The fact that the two groups succeeded in making it into the renowned journal Science is due to the unusual reaction mechanism. Epoxides, common and valuable intermediate products of the chemical industry, serve as starting materials. Epoxides can be produced by adding an oxygen atom (chemical symbol: O) to olefins. If they are allowed to react with hydrogen molecules (H2), the oxygen becomes an OH group. Normally, with this approach only Markovnikov alcohols are produced.

"In our reaction, however, we successively transfer the hydrogen in three parts," explains Gansäuer. "First a negatively charged electron, then a neutral hydrogen atom and finally a positively charged hydrogen ion, a proton. We use two catalysts, one of which contains titanium and the other chromium. "This allows us to convert epoxides into anti-Markovnikov alcohols." The timing of the entire process must be strictly coordinated - like in juggling, where each ball has to maintain a specified flight duration. To achieve this, the chemists had to synchronize the speed of three catalytic reactions. To this end, they attached the 'right' ligands, molecules that control the metals' reactivity, to the titanium and chromium atoms.

Until now, anti-Markovnikov alcohols have been produced through a so-called hydroboration followed by an oxidation. However, this reaction is relatively complex and not particularly sustainable. The new mechanism, on the other hand, does not produce any by-products and is thus practically waste-free. "Titanium and chromium are also very common metals, unlike many other noble metals that are often used in catalysis," Gansäuer emphasizes.
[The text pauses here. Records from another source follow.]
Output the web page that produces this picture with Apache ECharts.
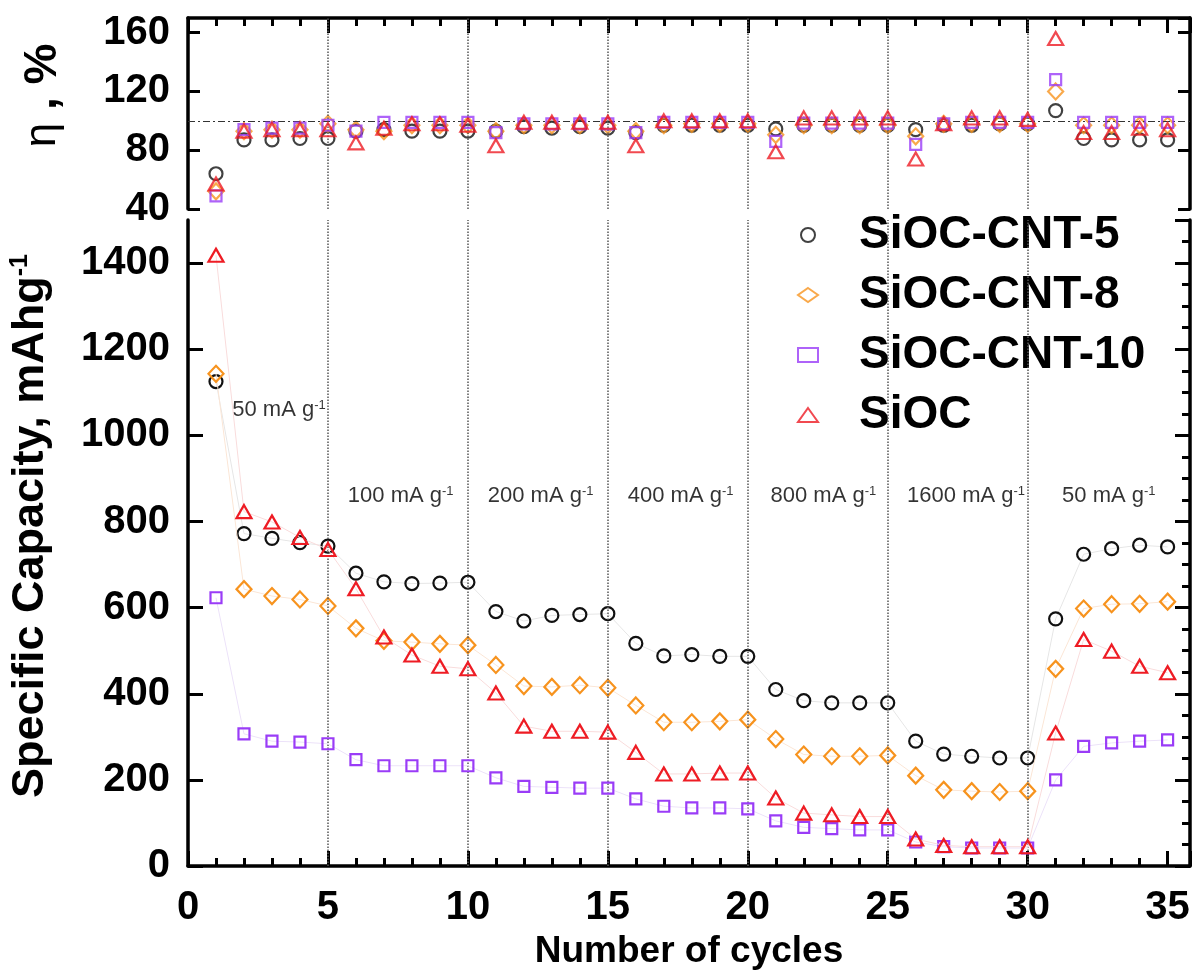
<!DOCTYPE html>
<html>
<head>
<meta charset="utf-8">
<script src="https://cdn.jsdelivr.net/npm/echarts@6/dist/echarts.min.js"></script>
<style>
    html, body { margin: 0; padding: 0; background: #fff; }
    #app { width: 1195px; height: 975px; }
</style>
</head>
<body>
<div id="app"></div>
<script>
//循环次数
var cycles = [1, 2, 3, 4, 5, 6, 7, 8, 9, 10, 11, 12, 13, 14, 15, 16, 17, 18, 19, 20,
    21, 22, 23, 24, 25, 26, 27, 28, 29, 30, 31, 32, 33, 34, 35]

var names = ['SiOC-CNT-5', 'SiOC-CNT-8', 'SiOC-CNT-10', 'SiOC']

//库伦效率 η, %
var eta5 = [64, 87, 87, 88, 88, 93, 94, 93, 93, 93, 93, 96, 95, 96, 95, 92, 97, 97, 97, 97,
    94.5, 97, 97, 97, 97, 94, 97, 97, 98, 98, 107, 88, 87, 87, 87]
var eta8 = [52, 93, 94, 94, 98, 94, 93, 97, 97, 97, 93, 97, 97, 97, 97, 93, 97, 98, 98, 98,
    90.5, 97, 97, 97, 97, 89.5, 98, 98, 98, 98, 120, 97, 97, 97, 97]
var eta10 = [49, 94, 95, 95, 97, 93, 99, 99, 99, 99, 92, 98, 98, 98, 98, 92, 99, 99, 99, 99,
    86, 98.5, 98.5, 98.5, 98.5, 84, 98, 99, 99, 99, 128, 99, 99, 99, 99]
var etaSioc = [57, 93, 94, 94, 94, 85, 95, 98, 98, 97, 83, 99, 99, 99, 99, 83, 100, 100, 100, 100,
    79, 102, 102, 102, 102, 74, 98, 102, 102, 101, 156, 92, 92, 95, 94]

//比容量 mAh/g
var cap5 = [1125, 772, 761, 751, 743, 680, 660, 656, 657, 659, 591, 569, 582, 584, 586, 517, 488, 491, 487, 487,
    410, 384, 379, 379, 379, 290, 260, 255, 251, 251, 574, 724, 737, 745, 741]
var cap8 = [1143, 643, 627, 619, 604, 552, 523, 520, 516, 513, 467, 418, 416, 420, 414, 373, 334, 334, 336, 340,
    295, 259, 255, 255, 257, 210, 177, 174, 172, 174, 458, 598, 608, 609, 614]
var cap10 = [623, 307, 290, 288, 284, 247, 233, 233, 233, 233, 205, 185, 183, 181, 181, 156, 139, 135, 135, 133,
    105, 90, 87, 84, 84, 56, 45, 42, 42, 42, 200, 278, 286, 290, 293]
var capSioc = [1418, 823, 799, 763, 735, 644, 532, 490, 464, 458, 402, 325, 313, 313, 311, 264, 214, 214, 216, 216,
    158, 123, 119, 115, 115, 63, 48, 45, 45, 45, 309, 526, 499, 464, 449]

//左侧比容量刻度文字（每 100 一格，隔一个显示）
var capTicks = ['0', '100', '200', '300', '400', '500', '600', '700', '800', '900',
    '1000', '1100', '1200', '1300', '1400', '1500']

//电流密度标注
var rateText = ['50', '100', '200', '400', '800', '1600', '50']
var rateX = [3.25, 7.6, 12.6, 17.6, 22.7, 27.8, 32.9]
var rateY = [1058, 860, 860, 860, 860, 860, 860]

//分段线 / 参考线
var stepLines = [5, 10, 15, 20, 25, 30]
var refEta = 100

var font = '"Liberation Sans", Arial, sans-serif'
var colors = ['#111111', '#f7931e', '#9a3cf7', '#ee1c24']
var lineColors = ['#e6e6e6', '#fbe6d6', '#ece2f9', '#f9dcdc']
var symbols = ['circle', 'diamond', 'rect', 'triangle']
var sizes = [13, [15, 16], 11, [15, 13]]

var zip = (ys) => cycles.map((c, i) => [c, ys[i]])

//坐标轴：刻度朝内，次刻度可选
var makeAxis = (extra, minor) => Object.assign({
    type: 'value',
    axisLine: {show: true, onZero: false, lineStyle: {color: '#000', width: 3.5}},
    axisTick: {show: true, inside: true, length: 15, lineStyle: {color: '#000', width: 3}},
    minorTick: minor
        ? {show: true, splitNumber: minor, length: 8, lineStyle: {color: '#000', width: 3}}
        : {show: false},
    axisLabel: {show: false},
    splitLine: {show: false},
    minorSplitLine: {show: false}
}, extra)

//刻度文字（不用 formatter）
var tickLabel = (margin) => ({
    show: true, margin: margin, fontSize: 40, fontWeight: 'bold', color: '#000', fontFamily: font,
    showMaxLabel: false
})

var app = echarts.init(document.getElementById('app'))

var series = []

//上图：效率散点
names.forEach((n, k) => {
    var s = {
        name: n, type: 'scatter', xAxisIndex: 0, yAxisIndex: 0,
        data: zip([eta5, eta8, eta10, etaSioc][k]),
        symbol: symbols[k], symbolSize: sizes[k],
        itemStyle: {color: 'rgba(0,0,0,0)', borderColor: colors[k], borderWidth: 2.2},
        z: 3 + k
    }
    if (k === 0) {
        s.markLine = {
            silent: true, symbol: 'none', label: {show: false},
            lineStyle: {color: '#555', type: 'dotted', width: 1.5},
            data: stepLines.map((v) => ({xAxis: v}))
                .concat([{yAxis: refEta, lineStyle: {color: '#333', type: [7, 3, 2, 3], width: 1}}])
        }
    }
    series.push(s)
})

//下图：比容量（挂在右侧数值轴上）
names.forEach((n, k) => {
    var s = {
        name: n, type: 'line', xAxisIndex: 1, yAxisIndex: 3,
        data: zip([cap5, cap8, cap10, capSioc][k]),
        symbol: symbols[k], symbolSize: sizes[k], showAllSymbol: true,
        lineStyle: {color: lineColors[k], width: 1},
        itemStyle: {color: 'rgba(0,0,0,0)', borderColor: colors[k], borderWidth: 2.2},
        z: 3 + k
    }
    if (k === 0) {
        s.markLine = {
            silent: true, symbol: 'none', label: {show: false},
            lineStyle: {color: '#555', type: 'dotted', width: 1.5},
            data: stepLines.map((v) => ({xAxis: v}))
        }
    }
    series.push(s)
})

//电流密度文字
series.push({
    type: 'scatter', xAxisIndex: 1, yAxisIndex: 3, symbolSize: 0, silent: true,
    data: rateX.map((x, i) => [x, rateY[i], rateText[i]]),
    label: {
        show: true, position: 'inside',
        formatter: (p) => `{t|${p.data[2]} mA g}{s|-1}`,
        rich: {
            t: {fontSize: 22, color: '#000', fontFamily: font},
            s: {fontSize: 13, color: '#000', fontFamily: font, verticalAlign: 'top'}
        }
    }
})

app.setOption({
    animation: false,
    grid: [
        {left: 188, right: 5, top: 18, height: 191},
        {left: 188, right: 5, top: 220, height: 648}
    ],
    legend: {
        orient: 'vertical', left: 792, top: 205,
        itemWidth: 20, itemHeight: 14, itemGap: 10,
        textStyle: {fontSize: 46, fontWeight: 'bold', color: '#000', fontFamily: font, lineHeight: 50, padding: [0, 0, 0, 36]},
        data: names.map((n, k) => ({
            name: n, icon: symbols[k],
            itemStyle: {color: 'rgba(0,0,0,0)', borderColor: colors[k], borderWidth: 2}
        }))
    },
    xAxis: [
        makeAxis({gridIndex: 0, position: 'top', min: 0, max: 35.8, interval: 5}, 5),
        makeAxis({
            gridIndex: 1, position: 'bottom', min: 0, max: 35.8, interval: 5,
            axisLabel: tickLabel(22),
            name: 'Number of cycles', nameLocation: 'middle', nameGap: 62,
            nameTextStyle: {fontSize: 37, fontWeight: 'bold', color: '#000', fontFamily: font}
        }, 5)
    ],
    yAxis: [
        makeAxis({
            gridIndex: 0, position: 'left', min: 40, max: 170, interval: 40,
            axisTick: {show: true, inside: true, length: 12, lineStyle: {color: '#000', width: 3}},
            axisLabel: tickLabel(18),
            name: '{e|η}{b| , %}', nameLocation: 'middle', nameGap: 122,
            nameTextStyle: {
                padding: [0, 0, 0, 36],
                rich: {
                    e: {fontSize: 44, color: '#000', fontFamily: font},
                    b: {fontSize: 46, fontWeight: 'bold', color: '#000', fontFamily: font}
                }
            }
        }),
        makeAxis({
            gridIndex: 0, position: 'right', min: 40, max: 170, interval: 40,
            axisTick: {show: true, inside: true, length: 12, lineStyle: {color: '#000', width: 3}}
        }),
        //左侧：类目轴只负责刻度文字和长刻度
        {
            type: 'category', gridIndex: 1, position: 'left', data: capTicks, boundaryGap: false,
            axisLine: {show: true, lineStyle: {color: '#000', width: 3.5}},
            axisTick: {show: true, inside: true, interval: 1, length: 15, lineStyle: {color: '#000', width: 3}},
            axisLabel: {show: true, interval: 1, margin: 18, fontSize: 40, fontWeight: 'bold', color: '#000', fontFamily: font},
            splitLine: {show: false},
            name: '{m|Specific Capacity, mAhg}{s|-1}', nameLocation: 'middle', nameGap: 135,
            nameTextStyle: {
                padding: [0, 0, 0, 34],
                rich: {
                    m: {fontSize: 45, fontWeight: 'bold', color: '#000', fontFamily: font},
                    s: {fontSize: 25, fontWeight: 'bold', color: '#000', fontFamily: font, verticalAlign: 'top'}
                }
            }
        },
        makeAxis({gridIndex: 1, position: 'right', min: 0, max: 1500, interval: 200}, 4)
    ],
    series: series
})
</script>
</body>
</html>
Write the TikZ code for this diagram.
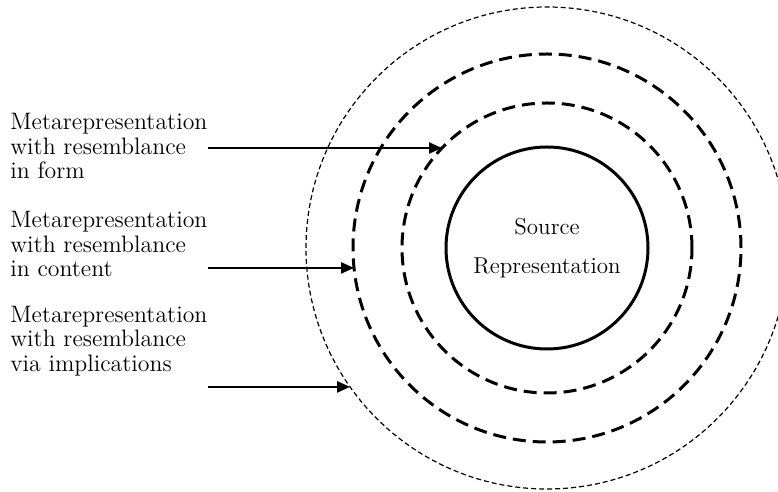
\documentclass[tikz,border=0pt]{standalone}
\usepackage{tikz}
\usetikzlibrary{shapes, arrows.meta, positioning, calc}

\begin{document}
\begin{tikzpicture}[
        x=0.5pt, y=0.5pt,
        lbl/.style={
            anchor=west, align=left, inner sep=0pt,
            font=\fontsize{11.9}{12.3}\selectfont
        },
        srcbox/.style={
            circle, draw=black, line width=1.5pt, outer sep=0pt,
            minimum size=101pt, align=center,
            font=\fontsize{11.5}{19.5}\selectfont
        },
        ring/.style={
            circle, draw=black, line width=1.5pt, outer sep=0pt,
            dash pattern=on 6.5pt off 3.5pt
        },
        thinring/.style={
            circle, draw=black, line width=0.6pt, outer sep=0pt,
            dash pattern=on 2.5pt off 1.5pt
        },
        arr/.style={-{Triangle[length=6.5pt, width=5.5pt]}, line width=1.2pt}
    ]
        \useasboundingbox (0,0) rectangle (778,492);

        \node[srcbox] (src) at (547,244) {Source\\Representation};
        \node[ring, minimum size=145pt] (formring) at (src.center) {};
        \node[ring, minimum size=194pt] (contring) at (src.center) {};
        \node[thinring, minimum size=241pt] (implring) at (src.center) {};

        \node[lbl] (formlbl) at (10,346) {Metarepresentation\\with resemblance\\in form};
        \node[lbl] (contlbl) at (10,248) {Metarepresentation\\with resemblance\\in content};
        \node[lbl] (impllbl) at (10,151) {Metarepresentation\\with resemblance\\via implications};

        % arrow tips sit on the rings
        \coordinate (formtip) at ($(src.center)+(136.4:145)$);
        \coordinate (conttip) at ($(src.center)+(185.9:194)$);
        \coordinate (impltip) at ($(src.center)+(215.2:241)$);
        \coordinate (startx) at (208,0);

        \draw[arr] (formtip -| startx) -- (formtip);
        \draw[arr] (conttip -| startx) -- (conttip);
        \draw[arr] (impltip -| startx) -- (impltip);
    \end{tikzpicture}
\end{document}
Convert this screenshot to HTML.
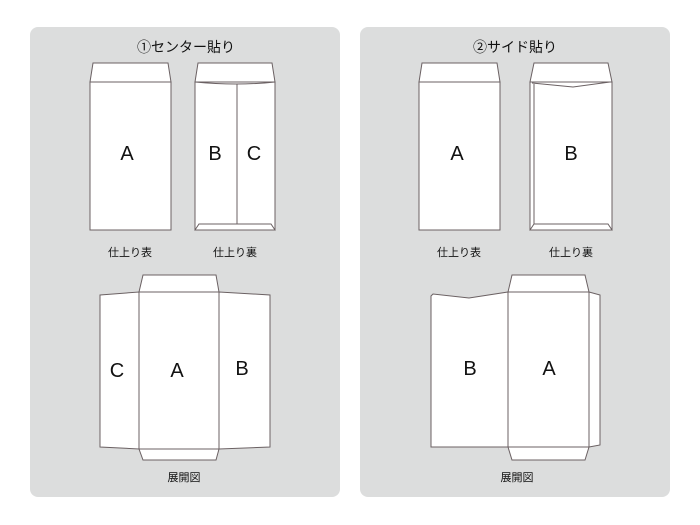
<!DOCTYPE html>
<html><head><meta charset="utf-8"><style>
html,body{margin:0;padding:0;background:#fff;}
svg{display:block}
text{font-family:"Liberation Sans","Noto Sans CJK JP",sans-serif;fill:#111;text-anchor:middle}
.j{font-size:11px}
.t{font-size:14px}
.L{font-size:20px}
</style></head><body>
<svg width="700" height="525" viewBox="0 0 700 525">
<rect x="30" y="27" width="310" height="470" rx="8" fill="#dcdddd"/>
<rect x="360" y="27" width="310" height="470" rx="8" fill="#dcdddd"/>
<g fill="#fff" stroke="#6b6163" stroke-width="1">
<rect x="90" y="82" width="81" height="148"/>
<polygon points="93,63 168,63 171,82 90,82"/>
<rect x="195" y="82" width="80" height="148"/>
<polygon points="198,63 272,63 275,82 195,82"/>
<path d="M195,82 Q237,86 275,82" fill="none"/>
<line x1="237" y1="84" x2="237" y2="224"/>
<polygon points="199,224 271,224 275,230 195,230"/>
<polygon points="100,295 139,292 139,449 100,447"/>
<polygon points="219,292 270,295 270,447 219,449"/>
<polygon points="143,275 216,275 219,292 139,292"/>
<polygon points="139,449 219,449 216,460 143,460"/>
<rect x="139" y="292" width="80" height="157"/>
<rect x="419" y="82" width="81" height="148"/>
<polygon points="422,63 497,63 500,82 419,82"/>
<rect x="530" y="82" width="82" height="148"/>
<polygon points="534,63 608,63 612,82 530,82"/>
<polyline points="532,83 573,87 610,82" fill="none"/>
<line x1="534" y1="84" x2="534" y2="224"/>
<polygon points="534,224 608,224 612,230 530,230"/>
<polygon points="431,296 433,294 469,298 508,292 508,447 431,447"/>
<polygon points="589,292 600,295 600,445 589,447"/>
<polygon points="512,275 585,275 589,292 508,292"/>
<polygon points="508,447 589,447 585,460 512,460"/>
<rect x="508" y="292" width="81" height="155"/>
</g>
<text class="t" x="186" y="52">①センター貼り</text>
<text class="t" x="515" y="52">②サイド貼り</text>
<text class="L" x="127" y="160">A</text>
<text class="L" x="215" y="160">B</text>
<text class="L" x="254" y="160">C</text>
<text class="j" x="130" y="256">仕上り表</text>
<text class="j" x="235" y="256">仕上り裏</text>
<text class="L" x="457" y="160">A</text>
<text class="L" x="571" y="160">B</text>
<text class="j" x="459" y="256">仕上り表</text>
<text class="j" x="571" y="256">仕上り裏</text>
<text class="L" x="117" y="377">C</text>
<text class="L" x="177" y="377">A</text>
<text class="L" x="242" y="375">B</text>
<text class="j" x="184" y="481">展開図</text>
<text class="L" x="470" y="375">B</text>
<text class="L" x="549" y="375">A</text>
<text class="j" x="517" y="481">展開図</text>
</svg>
</body></html>
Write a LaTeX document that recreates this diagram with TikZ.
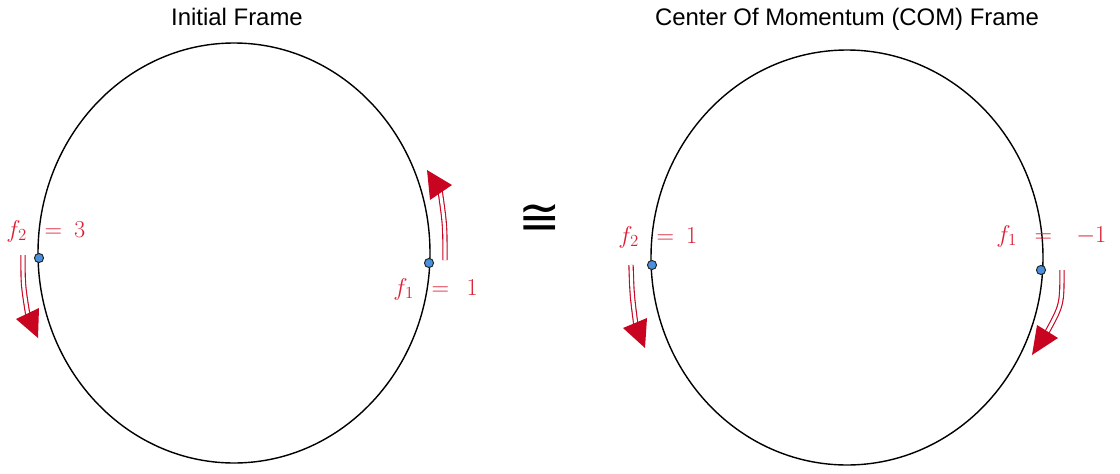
\documentclass[tikz,border=0pt]{standalone}
\usepackage{fontspec}
\setsansfont{Liberation Sans}
\newfontfamily\symbfont{DejaVu Sans}
\usepackage{tikz}
\usetikzlibrary{arrows.meta, positioning}
\definecolor{pfeilrot}{RGB}{200,4,32}
\definecolor{textrot}{RGB}{220,30,52}
\definecolor{punktblau}{RGB}{74,144,222}

\begin{document}
\begin{tikzpicture}[x=0.025cm, y=-0.025cm,
    rahmen/.style={line width=1pt},
    punkt/.style={circle, draw=black!85, fill=punktblau, line width=0.7pt, inner sep=0pt, minimum size=6.5pt},
    bahn/.style={draw=pfeilrot, double=white, line width=0.8pt, double distance=2.2pt},
    wert/.style={text=textrot, anchor=base west, inner sep=0pt, font=\fontsize{18.5}{21}\selectfont},
    titel/.style={anchor=base, inner sep=0pt, font=\sffamily\fontsize{17}{20}\selectfont}]
	\useasboundingbox (0,0) rectangle (1120,474);

	% Initial Frame
	\node[titel] (tA) at (237,25) {Initial Frame};
	\draw[rahmen] (234,253) ellipse (196 and 210);
	\node[punkt] (p2A) at (39,258) {};
	\node[punkt] (p1A) at (429,263) {};
	\node[wert] (f2A) at (6,237) {$f_2\;\,=\:3$};
	\node[wert] (f1A) at (393,295) {$f_1\;\,=\;\,1$};
	\draw[bahn] (23,255) .. controls (23,285) .. (28,316);
	\fill[pfeilrot] (38,338) -- (16,319) -- (39,308) -- cycle;
	\draw[bahn] (445,260) .. controls (445,225) .. (440,190);
	\fill[pfeilrot] (427,170) -- (452,185) -- (430,200) -- cycle;

	% kongruent
	\node[inner sep=0pt, font=\symbfont\fontsize{36}{40}\selectfont] (kong) at (540,219) {≅};

	% COM Frame
	\node[titel] (tB) at (847,25) {Center Of Momentum (COM) Frame};
	\draw[rahmen] (847,257.5) ellipse (196 and 207.5);
	\node[punkt] (p2B) at (652,265) {};
	\node[punkt] (p1B) at (1041,270) {};
	\node[wert] (f2B) at (618,243) {$f_2\;\,=\:1$};
	\node[wert] (f1B) at (996,242) {$f_1\;\,=\;\;\,-1$};
	\draw[bahn] (631,265) .. controls (632,295) .. (636,326);
	\fill[pfeilrot] (645,348) -- (623,328) -- (647,318) -- cycle;
	\draw[bahn] (1062,270) .. controls (1062,305) .. (1046,334);
	\fill[pfeilrot] (1032,355) -- (1037,325) -- (1058,338) -- cycle;
\end{tikzpicture}
\end{document}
In 2013, Norton and Gansäuer submitted their idea to a call for proposals on sustainable catalysis by the International Union of Pure and Applied Chemistry (IUPAC), winning first place. The project was largely financed with the grant money. "But the good cooperation within my institute has certainly also contributed to the success," emphasizes Gansäuer. "For instance, I had access not only to the institute's resources, but also to equipment of the other groups from Bonn."